E’ stata quindi architettata una procedura e stabilito dei criteri che mettessero tutti i lavoratori precari della scuola, destinatari di quell’assunzione, davanti ad un ricatto assurdo: decidere tra la famiglia e il lavoro, dal momento che l’eventuale rifiuto della proposta di assunzione, che nessuno sa su che luogo geografico potrebbe avvenire, determina la cancellazione da tutte le graduatorie e l’impossibilità di poter ancora insegnare, a vita. Neanche da precario.

– Ricordiamo che tutto questo si consuma dentro un’alea che smarrisce e confonde, rendendo impossibile progetti e previsioni, e che trasuda illegittimità da ogni parte: le procedure mancano di trasparenza, non sono stati resi noti i numeri delle cattedre disponibili, né i criteri precisi con cui un algoritmo deciderà della vita di migliaia di persone. Ricordiamo che il numero degli aventi diritto, deciso dal governo, è 102.734. Si parla di più di 100.000 famiglia catapultate nel giro di poche settimane in scenari che mai avrebbero potuto ipotizzare, e caricate dall’ansia e la fretta di decidere in pochi giorni del loro futuro, e del tutto al buio. Da impazzire.

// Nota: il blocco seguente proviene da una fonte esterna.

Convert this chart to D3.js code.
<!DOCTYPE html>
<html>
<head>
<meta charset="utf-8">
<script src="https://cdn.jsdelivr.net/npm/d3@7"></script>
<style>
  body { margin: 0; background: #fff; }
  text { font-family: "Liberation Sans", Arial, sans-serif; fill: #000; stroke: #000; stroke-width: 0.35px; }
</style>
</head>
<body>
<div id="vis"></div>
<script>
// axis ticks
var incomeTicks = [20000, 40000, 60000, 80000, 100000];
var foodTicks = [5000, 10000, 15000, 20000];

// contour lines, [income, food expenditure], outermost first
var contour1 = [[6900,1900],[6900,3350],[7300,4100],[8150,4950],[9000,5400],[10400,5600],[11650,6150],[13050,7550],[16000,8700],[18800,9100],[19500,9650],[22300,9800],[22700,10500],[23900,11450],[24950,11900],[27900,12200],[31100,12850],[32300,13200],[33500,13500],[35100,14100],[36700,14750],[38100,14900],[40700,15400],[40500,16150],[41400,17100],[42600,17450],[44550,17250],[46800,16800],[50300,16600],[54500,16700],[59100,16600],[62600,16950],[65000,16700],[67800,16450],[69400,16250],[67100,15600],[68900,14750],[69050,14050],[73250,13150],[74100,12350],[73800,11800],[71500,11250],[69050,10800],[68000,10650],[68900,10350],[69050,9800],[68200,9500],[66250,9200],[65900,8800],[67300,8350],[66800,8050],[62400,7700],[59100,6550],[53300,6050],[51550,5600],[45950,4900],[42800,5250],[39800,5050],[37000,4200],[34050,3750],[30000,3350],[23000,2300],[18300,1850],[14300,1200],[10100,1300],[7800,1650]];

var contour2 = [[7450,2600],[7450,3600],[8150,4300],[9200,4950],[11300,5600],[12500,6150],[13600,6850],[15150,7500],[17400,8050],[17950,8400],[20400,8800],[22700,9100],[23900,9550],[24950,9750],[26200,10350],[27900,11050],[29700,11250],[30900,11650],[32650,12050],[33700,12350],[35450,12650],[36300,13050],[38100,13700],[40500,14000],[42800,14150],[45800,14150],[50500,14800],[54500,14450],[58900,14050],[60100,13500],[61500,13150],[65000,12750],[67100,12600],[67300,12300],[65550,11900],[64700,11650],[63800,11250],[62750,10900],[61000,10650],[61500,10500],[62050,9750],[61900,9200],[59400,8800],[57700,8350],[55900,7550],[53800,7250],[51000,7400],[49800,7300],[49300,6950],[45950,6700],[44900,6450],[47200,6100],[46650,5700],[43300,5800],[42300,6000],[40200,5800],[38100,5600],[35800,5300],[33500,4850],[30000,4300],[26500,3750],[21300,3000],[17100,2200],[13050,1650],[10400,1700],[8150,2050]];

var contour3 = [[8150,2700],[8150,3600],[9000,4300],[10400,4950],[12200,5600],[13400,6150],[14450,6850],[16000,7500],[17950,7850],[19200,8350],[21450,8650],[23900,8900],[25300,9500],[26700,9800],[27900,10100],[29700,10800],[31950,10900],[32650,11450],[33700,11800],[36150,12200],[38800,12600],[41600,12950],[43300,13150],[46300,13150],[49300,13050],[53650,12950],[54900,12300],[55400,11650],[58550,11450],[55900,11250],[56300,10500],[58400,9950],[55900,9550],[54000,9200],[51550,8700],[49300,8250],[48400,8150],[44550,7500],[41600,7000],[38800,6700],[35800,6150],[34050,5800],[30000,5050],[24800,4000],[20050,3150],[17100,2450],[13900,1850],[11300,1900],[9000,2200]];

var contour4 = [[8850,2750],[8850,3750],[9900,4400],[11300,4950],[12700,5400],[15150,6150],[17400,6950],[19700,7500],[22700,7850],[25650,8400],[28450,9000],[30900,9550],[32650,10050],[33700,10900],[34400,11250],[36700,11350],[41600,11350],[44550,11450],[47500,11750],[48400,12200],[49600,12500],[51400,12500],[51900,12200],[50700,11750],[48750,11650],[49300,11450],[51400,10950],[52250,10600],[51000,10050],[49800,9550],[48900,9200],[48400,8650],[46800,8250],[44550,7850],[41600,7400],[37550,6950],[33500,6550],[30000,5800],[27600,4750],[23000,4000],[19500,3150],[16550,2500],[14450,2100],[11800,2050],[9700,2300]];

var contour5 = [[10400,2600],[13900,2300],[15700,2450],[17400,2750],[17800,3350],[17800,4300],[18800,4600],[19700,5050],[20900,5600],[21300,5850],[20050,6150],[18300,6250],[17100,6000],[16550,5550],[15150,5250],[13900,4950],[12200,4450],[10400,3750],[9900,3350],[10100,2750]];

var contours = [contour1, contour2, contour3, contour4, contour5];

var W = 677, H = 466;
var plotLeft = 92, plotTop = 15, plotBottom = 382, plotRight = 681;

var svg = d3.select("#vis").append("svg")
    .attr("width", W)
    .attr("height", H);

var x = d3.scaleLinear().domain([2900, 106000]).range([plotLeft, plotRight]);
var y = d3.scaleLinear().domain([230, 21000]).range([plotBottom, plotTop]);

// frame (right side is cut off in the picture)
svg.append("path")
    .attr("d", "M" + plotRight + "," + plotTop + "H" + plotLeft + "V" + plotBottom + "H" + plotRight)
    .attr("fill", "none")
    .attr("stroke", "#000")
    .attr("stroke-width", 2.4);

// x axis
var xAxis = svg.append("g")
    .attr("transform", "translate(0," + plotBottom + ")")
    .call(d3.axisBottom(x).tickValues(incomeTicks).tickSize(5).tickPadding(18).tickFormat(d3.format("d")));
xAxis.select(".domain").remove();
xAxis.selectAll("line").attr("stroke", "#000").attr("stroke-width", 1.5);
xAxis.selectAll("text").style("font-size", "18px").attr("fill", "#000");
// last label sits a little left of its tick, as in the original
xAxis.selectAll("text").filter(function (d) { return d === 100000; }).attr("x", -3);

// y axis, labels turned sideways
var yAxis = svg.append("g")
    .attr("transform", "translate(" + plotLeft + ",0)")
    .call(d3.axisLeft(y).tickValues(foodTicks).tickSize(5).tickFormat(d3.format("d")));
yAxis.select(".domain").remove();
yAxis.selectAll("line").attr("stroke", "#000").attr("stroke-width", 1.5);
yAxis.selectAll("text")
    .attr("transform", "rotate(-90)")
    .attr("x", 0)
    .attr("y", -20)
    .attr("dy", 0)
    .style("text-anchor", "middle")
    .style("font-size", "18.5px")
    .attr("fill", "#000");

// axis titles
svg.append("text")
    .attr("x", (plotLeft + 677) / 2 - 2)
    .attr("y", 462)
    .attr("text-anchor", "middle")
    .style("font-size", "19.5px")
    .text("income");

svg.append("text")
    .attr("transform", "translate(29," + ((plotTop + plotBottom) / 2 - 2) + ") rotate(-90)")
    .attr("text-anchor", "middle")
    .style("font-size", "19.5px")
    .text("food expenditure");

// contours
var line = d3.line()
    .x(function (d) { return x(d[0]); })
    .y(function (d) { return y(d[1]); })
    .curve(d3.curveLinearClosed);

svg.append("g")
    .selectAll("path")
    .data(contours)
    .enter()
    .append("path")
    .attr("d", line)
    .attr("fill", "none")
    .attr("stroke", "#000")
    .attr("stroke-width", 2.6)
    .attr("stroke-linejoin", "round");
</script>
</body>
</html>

– Il Governo avrebbe potuto gestire la cosa tranquillamente seguendo altre vie, maggiormente rispettose della dignità del lavoratore e delle sue legittime aspettative. Perché non lo ha fatto? Ha optato per la linea del ricatto proprio per far ricadere sul lavoratore la sua incapacità di contravvenire ad errori e abusi nel mondo dell’istruzione perpetrati per anni. In realtà ancora una volta si tratta di una scelta politica.

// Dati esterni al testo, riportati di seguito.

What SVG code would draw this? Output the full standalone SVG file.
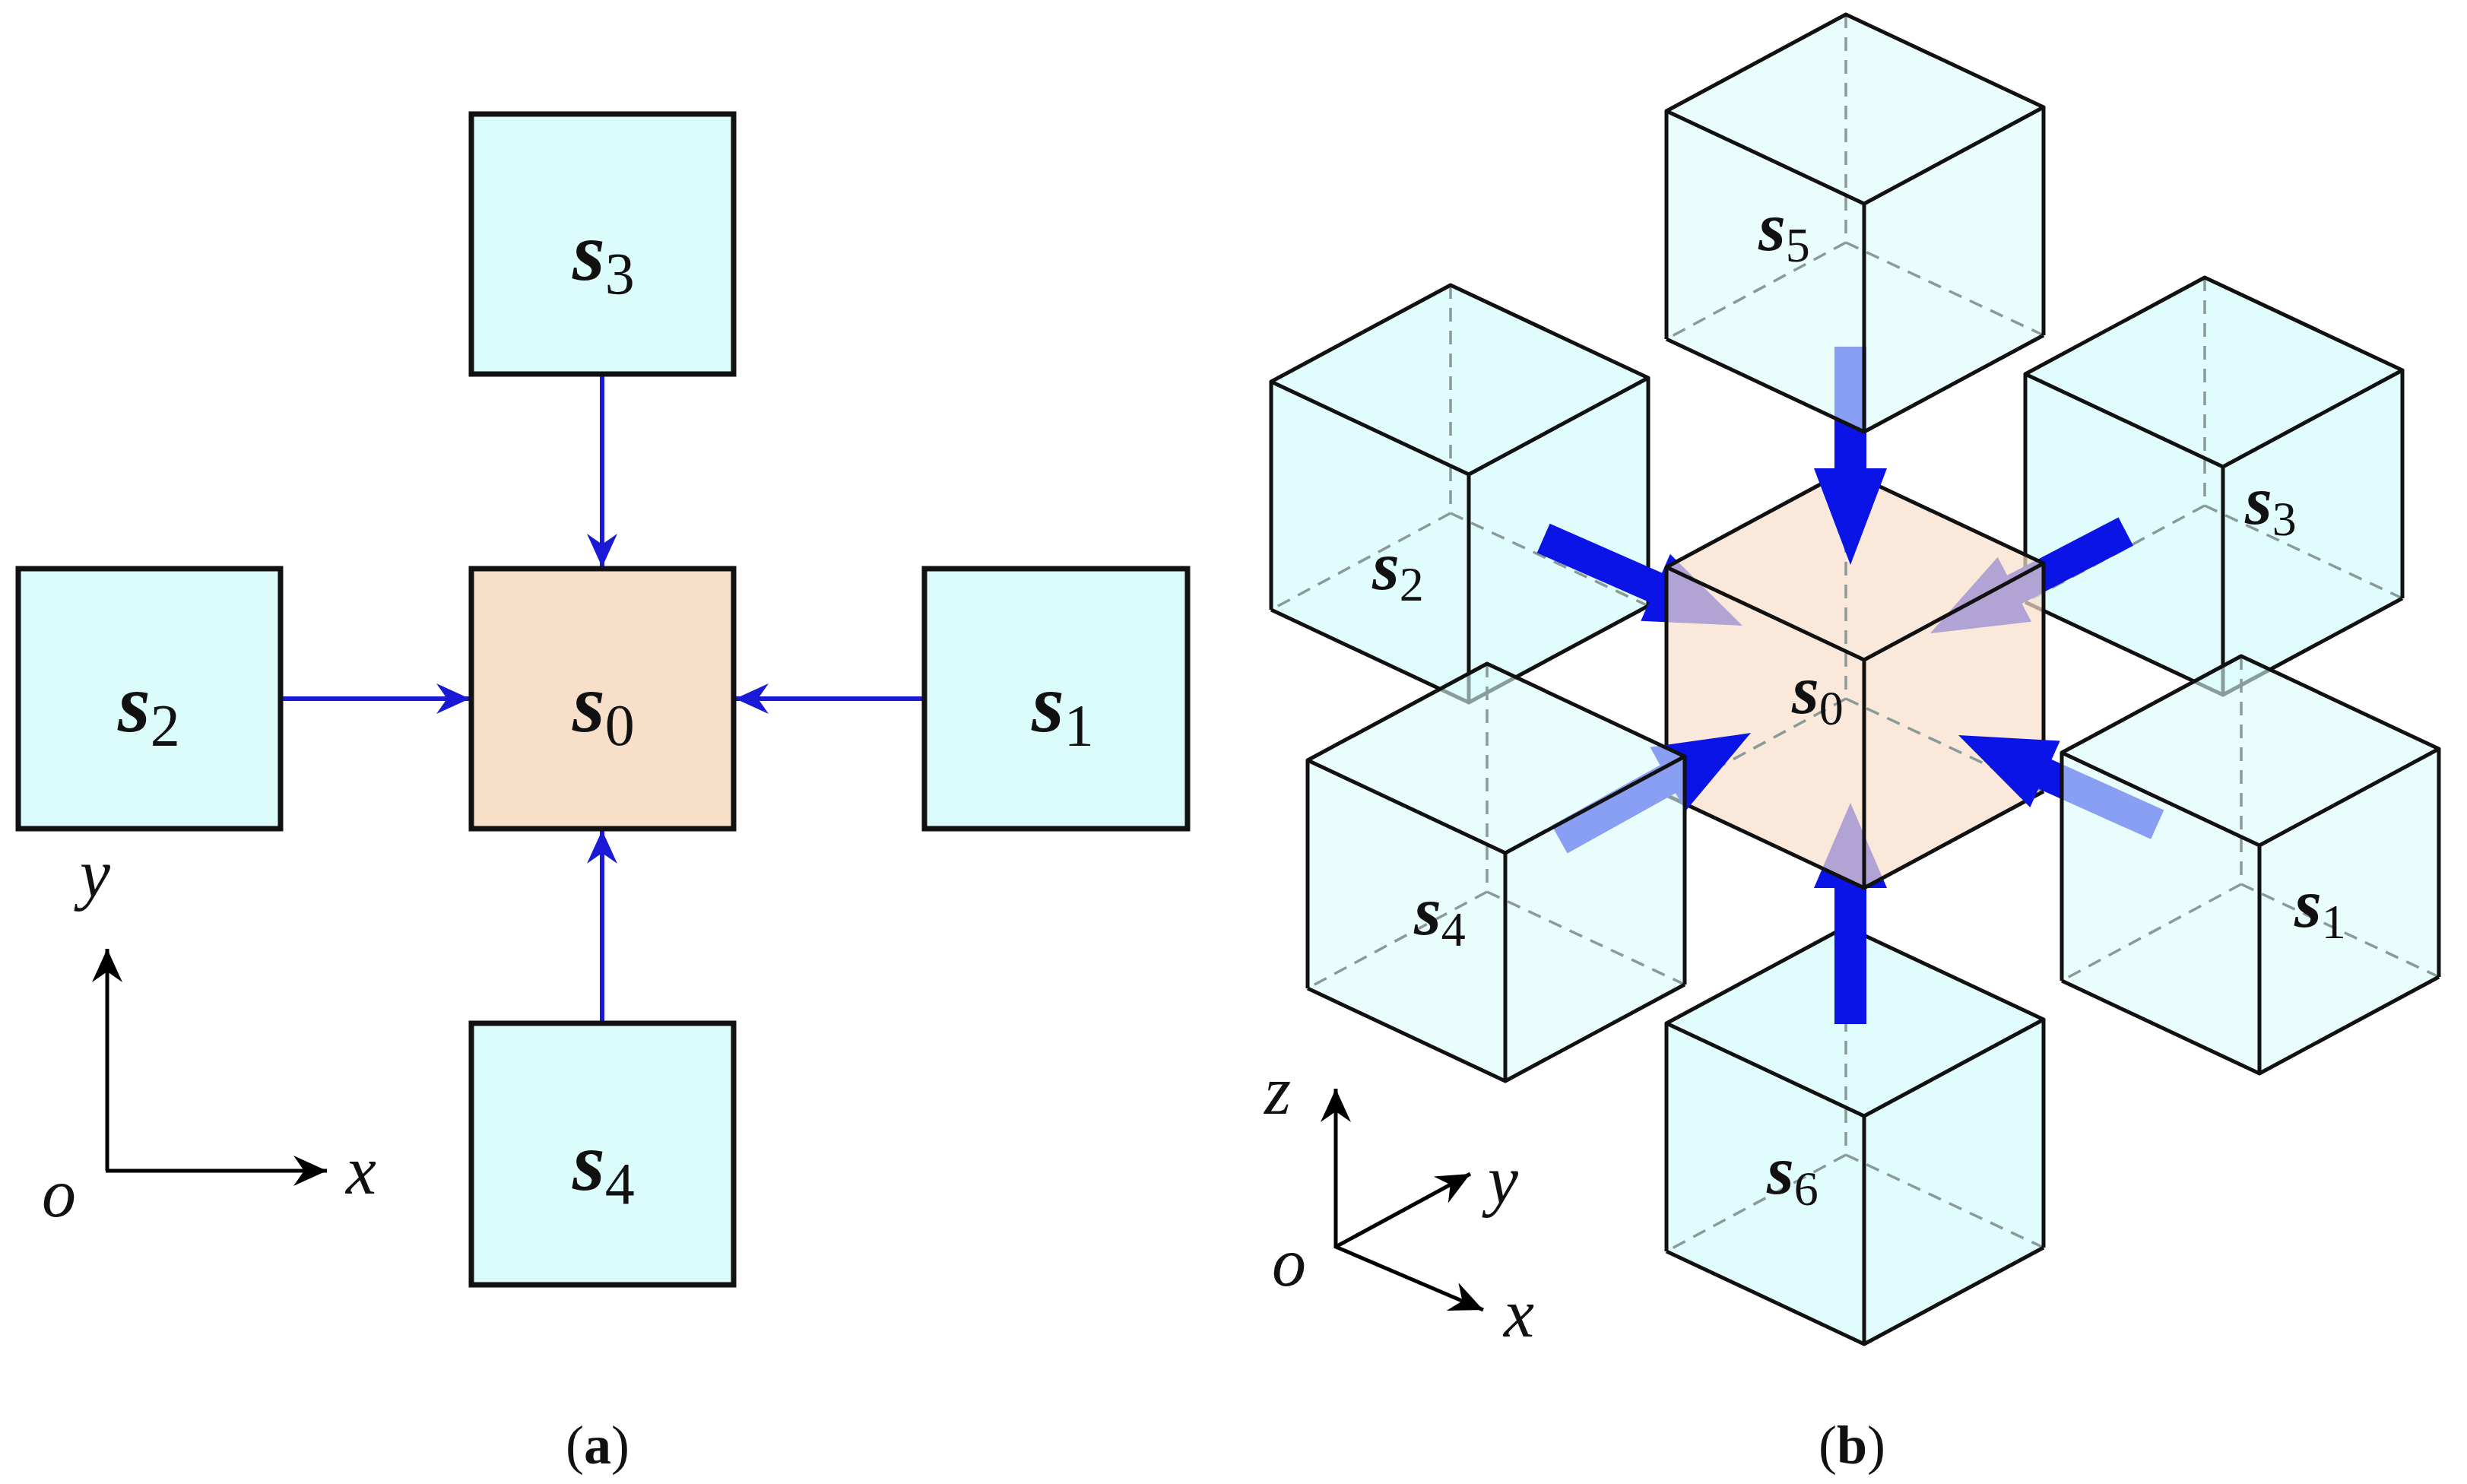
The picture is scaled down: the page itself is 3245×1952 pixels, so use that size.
<svg xmlns="http://www.w3.org/2000/svg" xmlns:xlink="http://www.w3.org/1999/xlink" width="3245" height="1952" viewBox="0 0 3245 1952">
<style>
.box{stroke:#111;stroke-width:7}
.cy{fill:#dcfbfb}
.pe{fill:#f8dfca}
.conn{stroke:#1a1ad6;stroke-width:6;fill:none}
.ax{stroke:#000;stroke-width:5;fill:none}
.lb{font-family:"Liberation Serif",serif;font-size:110px;font-weight:bold;font-style:italic;fill:#111}
.lbb{font-family:"Liberation Serif",serif;font-size:92px;font-weight:bold;font-style:italic;fill:#111}
.sub{font-weight:normal;font-style:normal;font-size:78px}
.subb{font-weight:normal;font-style:normal;font-size:64px}
.it{font-family:"Liberation Serif",serif;font-style:italic;font-size:90px;fill:#111}
.cap{font-family:"Liberation Serif",serif;font-size:72px;fill:#111}
.vis{stroke:#111;stroke-width:5;fill:none;stroke-linejoin:round}
.hid{stroke:#8a9999;stroke-width:3.5;stroke-dasharray:18 12;fill:none}
.big{fill:#0a14e6}
</style>
<defs>
<marker id="ah" viewBox="-45 -22 50 44" refX="0" refY="0" markerWidth="50" markerHeight="44" markerUnits="userSpaceOnUse" orient="auto">
<path d="M0,0 L-44,-20 L-30,0 L-44,20 Z" fill="#1a1ad6"/>
</marker>
<marker id="ahk" viewBox="-45 -22 50 44" refX="0" refY="0" markerWidth="50" markerHeight="44" markerUnits="userSpaceOnUse" orient="auto">
<path d="M0,0 L-44,-20 L-30,0 L-44,20 Z" fill="#000"/>
</marker>
<g id="cube">
<path d="M-260,-122 L-24,-249 L236,-127 L236,173 L0,300 L-260,178 Z" stroke="none"/>
<path class="hid" d="M-24,-249 V51 M-24,51 L-260,178 M-24,51 L236,173"/>
<path class="vis" d="M0,0 L-260,-122 L-24,-249 L236,-127 Z M0,0 V300 M-260,-122 V178 M236,-127 V173 M-260,178 L0,300 L236,173"/>
</g>
</defs>

<!-- Panel (a) -->
<g id="connectors-a">
<line class="conn" x1="792" y1="492" x2="792" y2="746" marker-end="url(#ah)"/>
<line class="conn" x1="792" y1="1346" x2="792" y2="1092" marker-end="url(#ah)"/>
<line class="conn" x1="369" y1="919" x2="618" y2="919" marker-end="url(#ah)"/>
<line class="conn" x1="1216" y1="919" x2="967" y2="919" marker-end="url(#ah)"/>
</g>
<g id="a-s0"><rect class="box pe" x="620" y="748" width="345" height="342"/><text class="lb" x="753" y="962">s<tspan class="sub" dy="18">0</tspan></text></g>
<g id="a-s3"><rect class="box cy" x="620" y="150" width="345" height="342"/><text class="lb" x="753" y="368">s<tspan class="sub" dy="18">3</tspan></text></g>
<g id="a-s4"><rect class="box cy" x="620" y="1346" width="345" height="344"/><text class="lb" x="753" y="1565">s<tspan class="sub" dy="18">4</tspan></text></g>
<g id="a-s2"><rect class="box cy" x="24" y="748" width="345" height="342"/><text class="lb" x="155" y="962">s<tspan class="sub" dy="18">2</tspan></text></g>
<g id="a-s1"><rect class="box cy" x="1216" y="748" width="346" height="342"/><text class="lb" x="1357" y="962">s<tspan class="sub" dy="18">1</tspan></text></g>
<g id="axes-a">
<line class="ax" x1="141" y1="1540" x2="141" y2="1248" marker-end="url(#ahk)"/>
<line class="ax" x1="139" y1="1540" x2="430" y2="1540" marker-end="url(#ahk)"/>
<text class="it" x="105" y="1180">y</text>
<text class="it" x="455" y="1570">x</text>
<text class="it" x="55" y="1600">o</text>
</g>
<text class="cap" x="786" y="1925" text-anchor="middle">(<tspan font-weight="bold">a</tspan>)</text>

<!-- Panel (b) -->
<g id="b-s2"><use xlink:href="#cube" x="1932" y="624" class="cy" fill-opacity="0.85"/><text class="lbb" x="1805" y="775">s<tspan class="subb" dy="15">2</tspan></text></g>
<g id="b-s3"><use xlink:href="#cube" x="2924" y="614" class="cy" fill-opacity="0.85"/><text class="lbb" x="2953" y="689">s<tspan class="subb" dy="15">3</tspan></text></g>
<g id="b-s6"><use xlink:href="#cube" x="2452" y="1468" class="cy" fill-opacity="0.85"/><text class="lbb" x="2324" y="1570">s<tspan class="subb" dy="15">6</tspan></text></g>
<g id="connectors-b1">
<path class="big" transform="translate(2292,823) rotate(23.7)" d="M0,0 L-125,-48 L-125,-21 L-286,-21 L-286,21 L-125,21 L-125,48 Z"/>
<path class="big" transform="translate(2539,833) rotate(152.5)" d="M0,0 L-125,-48 L-125,-21 L-290,-21 L-290,21 L-125,21 L-125,48 Z"/>
<path class="big" transform="translate(2434,1056) rotate(-90)" d="M0,0 L-112,-48 L-112,-21 L-291,-21 L-291,21 L-112,21 L-112,48 Z"/>
</g>
<g id="b-s0"><use xlink:href="#cube" x="2452" y="868" class="pe" fill-opacity="0.7"/><text class="lbb" x="2357" y="938">s<tspan class="subb" dy="15">0</tspan></text></g>
<g id="connectors-b2">
<path class="big" transform="translate(2434,743) rotate(90)" d="M0,0 L-127,-48 L-127,-21 L-287,-21 L-287,21 L-127,21 L-127,48 Z"/>
<path class="big" transform="translate(2303,964) rotate(-29.1)" d="M0,0 L-125,-48 L-125,-21 L-288,-21 L-288,21 L-125,21 L-125,48 Z"/>
<path class="big" transform="translate(2576,967) rotate(204.2)" d="M0,0 L-125,-48 L-125,-21 L-287,-21 L-287,21 L-125,21 L-125,48 Z"/>
</g>
<g id="b-s5"><use xlink:href="#cube" x="2452" y="268" class="cy" fill-opacity="0.6"/><text class="lbb" x="2313" y="329">s<tspan class="subb" dy="15">5</tspan></text></g>
<g id="b-s4"><use xlink:href="#cube" x="1980" y="1122" class="cy" fill-opacity="0.6"/><text class="lbb" x="1860" y="1229">s<tspan class="subb" dy="15">4</tspan></text></g>
<g id="b-s1"><use xlink:href="#cube" x="2972" y="1112" class="cy" fill-opacity="0.6"/><text class="lbb" x="3018" y="1219">s<tspan class="subb" dy="15">1</tspan></text></g>
<g id="axes-b">
<line class="ax" x1="1757" y1="1642" x2="1757" y2="1432" marker-end="url(#ahk)"/>
<line class="ax" x1="1757" y1="1640" x2="1934" y2="1544" marker-end="url(#ahk)"/>
<line class="ax" x1="1757" y1="1640" x2="1951" y2="1723" marker-end="url(#ahk)"/>
<text class="it" x="1663" y="1465">z</text>
<text class="it" x="1957" y="1583">y</text>
<text class="it" x="1978" y="1758">x</text>
<text class="it" x="1673" y="1691">o</text>
</g>
<text class="cap" x="2436" y="1925" text-anchor="middle">(<tspan font-weight="bold">b</tspan>)</text>
</svg>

Dall’anno prossimo migliaia di insegnanti si avvicenderanno sull’intero territorio nazionale, anche a seguito della più grande mobilità della storia dell’istruzione, nel 2016. E ancora una volta, quello che non si capisce mai è che a patirne non saranno solo gli insegnanti, ma l’intero mondo della scuola, studenti, famiglie.